▸ Written exercise
Both the line containing "Rebuild this diagram" and the line containing "-- (#2,#4+30.5) -- (#2,#4+15.5)" are part of the range to copy, along with every line between them. Copy it exactly and leave out the pictures.

****************************************

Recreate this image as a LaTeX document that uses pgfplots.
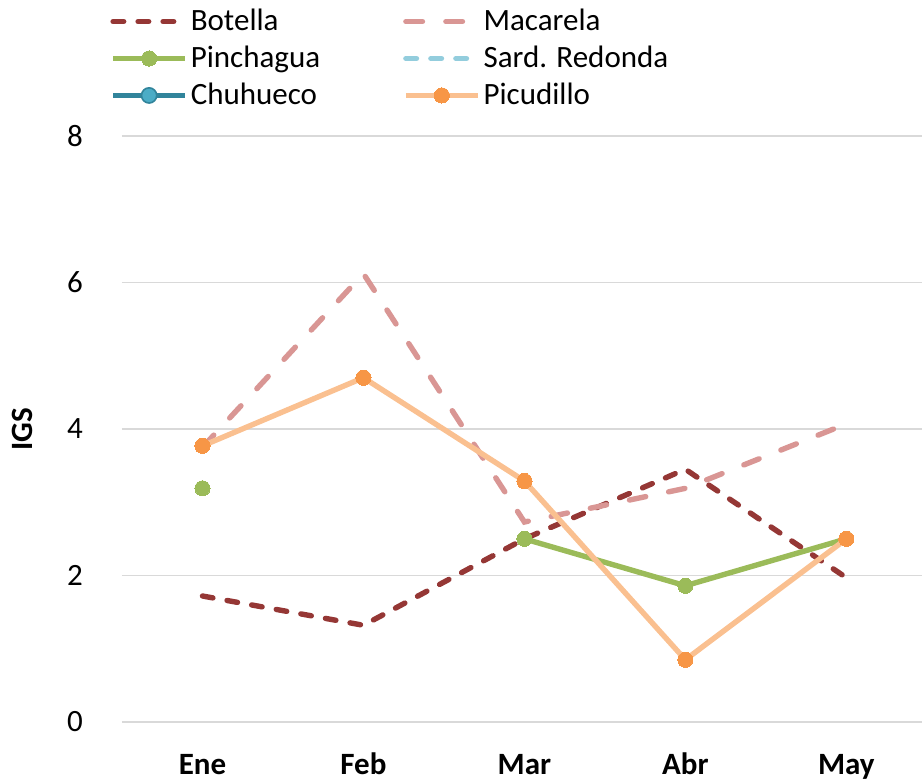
\documentclass[border=0pt]{standalone}
\usepackage{fontspec}
\setmainfont{Carlito}
\usepackage{pgfplots}
\pgfplotsset{compat=1.18}
\definecolor{botella}{HTML}{953735}
\definecolor{macarela}{HTML}{D99694}
\definecolor{pinch}{HTML}{9BBB59}
\definecolor{sard}{HTML}{93CDDD}
\definecolor{chuline}{HTML}{31849B}
\definecolor{chumark}{HTML}{4BACC6}
\definecolor{picline}{HTML}{FAC090}
\definecolor{picmark}{HTML}{F79646}
\definecolor{gridc}{HTML}{D9D9D9}
\begin{document}
\begin{tikzpicture}
\useasboundingbox (-61pt,-29pt) rectangle (400pt,361pt);
\begin{axis}[
  at={(0pt,0pt)}, anchor=south west,
  scale only axis, width=400pt, height=293pt,
  xmin=-0.5, xmax=4.47, ymin=0, ymax=8,
  xtick={0,1,2,3,4}, xticklabels={Ene,Feb,Mar,Abr,May},
  ytick={0,2,4,6,8},
  axis line style={draw=none},
  major tick length=0pt,
  ymajorgrids, grid style={gridc, line width=0.8pt},
  /pgf/number format/assume math mode=true,
  tick label style={font=\fontsize{15.5}{18}\selectfont},
  xticklabel style={font=\fontsize{15.5}{18}\selectfont\bfseries, text height=11pt, text depth=3pt, anchor=north, yshift=-11.5pt},
  yticklabel style={xshift=-16pt},
  ylabel={IGS},
  ylabel style={at={(axis description cs:-0.124,0.5)}, anchor=center, font=\fontsize{15.5}{18}\selectfont\bfseries},
  unbounded coords=jump,
  legend columns=2,
  legend cell align=left,
  legend style={at={(axis description cs:-0.015,1.222)}, anchor=north west, draw=none, fill=none, inner sep=0pt,
    font=\fontsize{15.5}{18}\selectfont, row sep=3.2pt,
    /tikz/every even column/.append style={column sep=40pt},
    nodes={inner sep=1.5pt}},
  legend image code/.code={\draw[mark repeat=2,mark phase=2,#1] plot coordinates {(0pt,0pt) (18pt,0pt) (36pt,0pt)};},
]
\addplot[botella, line width=2.7pt, line cap=round, dash pattern=on 5.3pt off 7.2pt] coordinates {(0,1.72) (1,1.32) (2,2.5) (3,3.45) (4,1.97)};
\addlegendentry{Botella}
\addplot[macarela, line width=2.7pt, line cap=round, dash pattern=on 8.3pt off 11.7pt] coordinates {(0,3.75) (1,6.12) (2,2.73) (3,3.19) (4,4.07)};
\addlegendentry{Macarela}
\addplot[pinch, line width=2.7pt, mark=*, mark size=3.8pt, mark options={solid, fill=pinch, draw=pinch, line width=0pt}] coordinates {(0,3.19) (1,nan) (2,2.5) (3,1.86) (4,2.5)};
\addlegendentry{Pinchagua}
\addlegendimage{sard, line width=2.7pt, line cap=round, dash pattern=on 5.3pt off 7.2pt}
\addlegendentry{Sard. Redonda}
\addlegendimage{chuline, line width=2.7pt, mark=*, mark size=3.8pt, mark options={solid, fill=chumark, draw=chuline, line width=0.8pt}}
\addlegendentry{Chuhueco}
\addplot[picline, line width=2.7pt, mark=*, mark size=3.8pt, mark options={solid, fill=picmark, draw=picmark, line width=0pt}] coordinates {(0,3.77) (1,4.70) (2,3.29) (3,0.85) (4,2.5)};
\addlegendentry{Picudillo}
\end{axis}
\end{tikzpicture}
\end{document}
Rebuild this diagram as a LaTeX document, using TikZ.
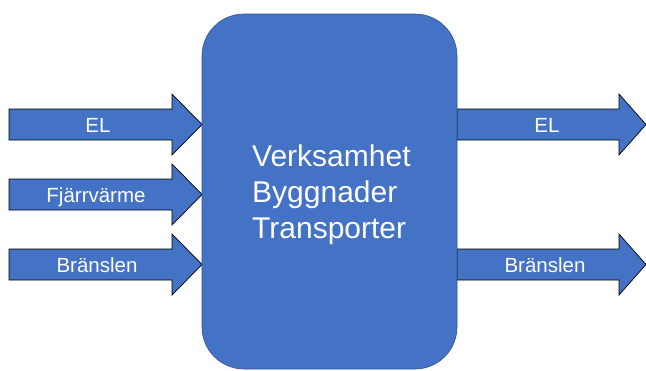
\documentclass[tikz,border=0pt]{standalone}
\usepackage{fontspec}
\setmainfont{Liberation Sans}
\definecolor{boxblue}{HTML}{4472C4}
\definecolor{boxedge}{HTML}{2F528F}

% one block arrow: start x, shaft end x, tip x, middle y
\newcommand{\flowarrow}[4]{%
  \draw[arrowbody] (#1,#4-15.5) -- (#2,#4-15.5) -- (#2,#4-30.5) -- (#3,#4)
    -- (#2,#4+30.5) -- (#2,#4+15.5) -- (#1,#4+15.5) -- cycle;}

\tikzset{
  arrowbody/.style={fill=boxblue, draw=black, line width=0.7pt, line join=miter},
  flowlabel/.style={text=white, font=\fontsize{20.5}{24}\selectfont, inner sep=0pt, anchor=base},
  boxlabel/.style={text=white, font=\fontsize{30}{36}\selectfont, inner sep=0pt, anchor=base west}
}

\begin{document}
\begin{tikzpicture}[x=1pt,y=-1pt]
  \useasboundingbox (0,0) rectangle (646,370);

  % Incoming arrows
  \flowarrow{9}{172}{202}{124.5}
  \node[flowlabel] (elIn) at (98,132.7) {EL};
  \flowarrow{9}{172}{202}{194.5}
  \node[flowlabel] (heatIn) at (96,202.7) {Fjärrvärme};
  \flowarrow{9}{172}{202}{264.5}
  \node[flowlabel] (fuelIn) at (97,272.7) {Bränslen};

  % Outgoing arrows
  \flowarrow{457}{619}{646}{124.5}
  \node[flowlabel] (elOut) at (547,132.7) {EL};
  \flowarrow{457}{619}{646}{264.5}
  \node[flowlabel] (fuelOut) at (545,272.7) {Bränslen};

  % The organisation in the middle
  \draw[fill=boxblue, draw=boxedge, line width=0.6pt, rounded corners=42pt] (202,14) rectangle (457,369);
  \node[boxlabel] (ops) at (252,166) {Verksamhet};
  \node[boxlabel] (bldg) at (252,202.5) {Byggnader};
  \node[boxlabel] (trans) at (252,238.5) {Transporter};
\end{tikzpicture}
\end{document}
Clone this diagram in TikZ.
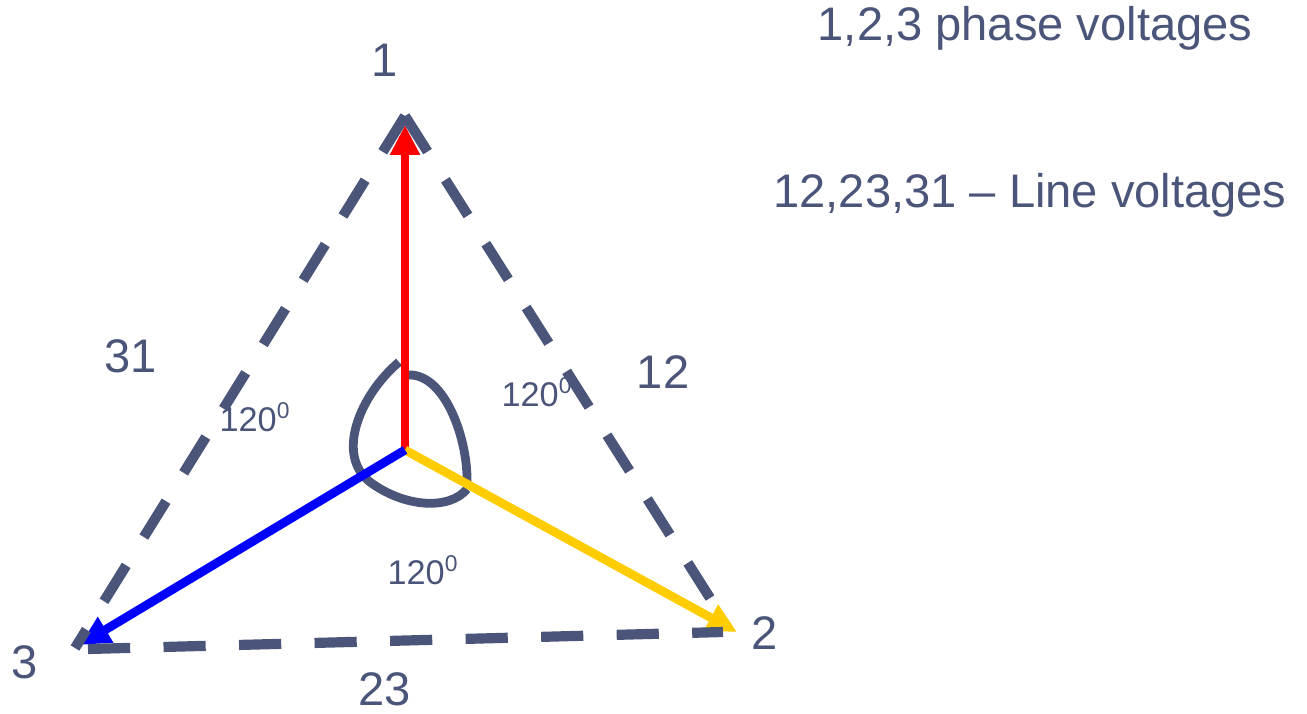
\documentclass[tikz,border=0pt]{standalone}
\usepackage{fontspec}
\setmainfont{Liberation Sans}
\usetikzlibrary{arrows.meta}
\definecolor{slate}{RGB}{75,85,121}
\definecolor{ured}{RGB}{255,0,0}
\definecolor{uyel}{RGB}{255,204,0}
\definecolor{ublue}{RGB}{0,0,255}
\tikzset{
  phasor/.style={line width=5pt, -{Triangle[length=17pt,width=16pt]}},
  linev/.style={slate, line width=5.8pt, dash pattern=on 24pt off 19pt},
  loopline/.style={slate, line width=5pt},
  big/.style={text=slate, font=\fontsize{26.8}{30}\selectfont, inner sep=0pt},
  ang/.style={text=slate, font=\fontsize{19.5}{22}\selectfont, inner sep=0pt}
}
\newcommand{\supdeg}{\textsuperscript{\fontsize{13}{14}\selectfont 0}}
\begin{document}
\begin{tikzpicture}[x=0.02cm,y=-0.02cm]
\useasboundingbox (0,0) rectangle (1307,713);
% coordinates
\coordinate (O) at (405,450);
\coordinate (T1) at (405,125);
\coordinate (T2) at (737,632);
\coordinate (T3) at (80,645);
\coordinate (V1) at (405,116);
\coordinate (V2L) at (710,598);
\coordinate (V3L) at (75,648);
\coordinate (B3) at (88,649);
\coordinate (B2) at (723,632);
% angle loop
\coordinate (L1s) at (399,362);
\coordinate (L1e) at (467,489);
\coordinate (L2s) at (407,375);
\coordinate (L2e) at (467,482);
\draw[loopline] (L1s) .. controls (360,395) and (335,455) .. (370,482)
   .. controls (405,508) and (450,510) .. (L1e);
\draw[loopline] (L2s) .. controls (445,372) and (468,440) .. (L2e);
% phasors
\draw[phasor, ured] (O) -- (T1);
\draw[phasor, uyel] (O) -- (T2);
\draw[phasor, ublue] (O) -- (T3);
% line voltages (dashed triangle)
\draw[linev] (V1) -- (V3L);
\draw[linev] (V1) -- (V2L);
\draw[linev] (B3) -- (B2);
% labels
\node[big] (n1) at (385,60) {1};
\node[big] (n2) at (765,633) {2};
\node[big] (n3) at (25,662) {3};
\node[big] (n12) at (663,372) {12};
\node[big] (n23) at (385,689) {23};
\node[big] (n31) at (131,356) {31};
\node[ang] (a1) at (255,417) {120\supdeg};
\node[ang] (a2) at (537,392) {120\supdeg};
\node[ang] (a3) at (423,570) {120\supdeg};
\node[big] (t1) at (1035,28) {1,2,3 phase voltages};
\node[big] (t2) at (1030,195) {12,23,31 – Line voltages};
\end{tikzpicture}
\end{document}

****************************************

▸ Solution to the exercise
Rebuild this diagram as a LaTeX document, using TikZ.
\documentclass[tikz,border=0pt]{standalone}
\usepackage{fontspec}
\setmainfont{Liberation Sans}
\definecolor{boxblue}{HTML}{4472C4}
\definecolor{boxedge}{HTML}{2F528F}

% one block arrow: start x, shaft end x, tip x, middle y
\newcommand{\flowarrow}[4]{%
  \draw[arrowbody] (#1,#4-15.5) -- (#2,#4-15.5) -- (#2,#4-30.5) -- (#3,#4)
    -- (#2,#4+30.5) -- (#2,#4+15.5) -- (#1,#4+15.5) -- cycle;}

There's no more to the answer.